This is front page news heralded by the National Campaign to Prevent Teen Pregnancy on its website home page.  Recognizing the significance of America’s problem with teen pregnancies, they have set a goal to “reduce the rate of teen pregnancy by one-third between 1996 and 2005.”  This is the final year…a time to measure success…or failure.

The National Campaign website goes to great lengths to explain the urgency of this goal.  “A basic tenet of the Campaign is that reducing the nation’s rate of teen pregnancy is one of the most strategic and direct means available to improve overall child well-being and, in particular, to reduce persistent child poverty.”

Connecting cause to effect, their website points an official finger at the cause of teen pregnancies…having sex.  Ah…well…yeah…mmm…but…well, then what?

So…you don’t have sex?  And you don’t get pregnant?  This is news?

Ah…well…yeah…mmm…but…sex…well…then…what?  You don’t have sex?  Forever?  A lump forms in our throat.  Forever?  No sex?

The problem with the problem of teen pregnancy in America is our reluctance to deal with the solution.  We get as far as telling teens to not have sex…telling them this will prevent teen pregnancy.  But we have yet to settle as a nation on the time when they get to have sex.

If teens are going to be willing to abstain from having sex, we owe them a standard for the defining time when having sex is OK.  When can they start having sex?

There is a long list of answers that have been trotted out over the years…you can have sex…

…when you’re in love

…when you’re responsible

…when you’re mature

…or my favorite…

…when you’re ready…to have sex.

For thirty years, giving teens approval to have sex at the moment when they felt responsible and mature and ready, we pushed teen pregnancy rates to an all-time high in 1990 of 117 pregnancies per 1000 girls ages 15-19.

Then a change began.  In the early 1990s, maverick trend-setting teachers, bucking the “truisms” of sexual “enlightenment,” began to teach students the truth.  Sex causes pregnancy.  And if you take this truth seriously, the only time to begin having sex is when you are ready to bear the responsibilities of being pregnant…giving birth…and raising a child…when you are married.

Doctors and legislators began to connect the dots between the cause and the problem of teen pregnancy.  In 1996, Congress allocated its first small sums of money to encourage innovative educators to find effective ways to teach this truth to students and to help them achieve success in remaining sexually abstinent until marriage.

In 2000, the last year reported on the National Campaign’s records for teen pregnancies, we can be heartened by signs of success.  From the high of 117 pregnancies per thousand in 1990, we achieved a low of 84 pregnancies per thousand in 2000.

Teens are getting the message.  They are responding.  But is this enough?

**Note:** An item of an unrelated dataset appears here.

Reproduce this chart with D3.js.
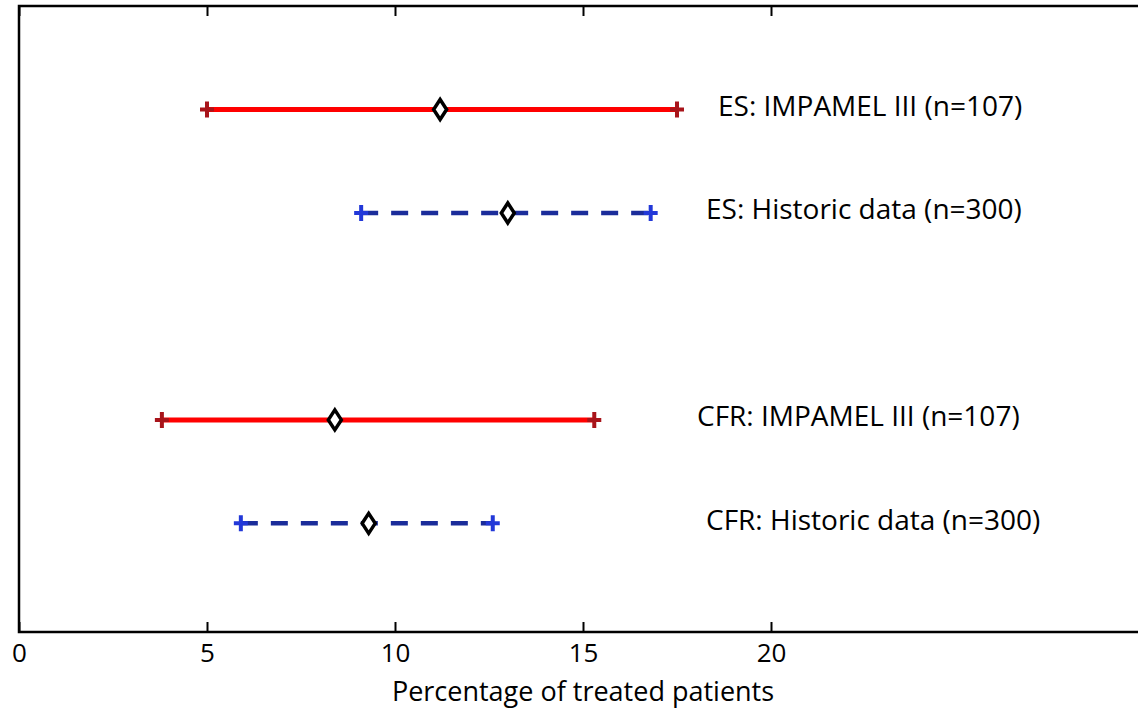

It is 2005, and we are reaching for the prize.  If we are to reach the National Campaign’s goal of a reduction by one-third in teen pregnancies from 1996 to 2005, we are looking at fewer than 65 pregnancies per 1000 teen girls.

If we truly desire to reach this goal, we must reflect once more with urgency on the messages we give teens about when to not have sex…and when to have sex.

When do we want them to have babies?  When do we want our children raising our grandchildren?  How many of us will feel blessed if our children are lucky enough to be unified with a spouse…together as mother and father, husband and wife…two parents who love each other and are committed to building an enduring relationship for the benefit of their children?

If we want to solve the problem of teen pregnancy, we will have to do more than tell teens when not to have sex.  We will have to set the standards for having sex…abstinence…until marriage…a good choice for this generation…and the generation of babies they will bring into the world.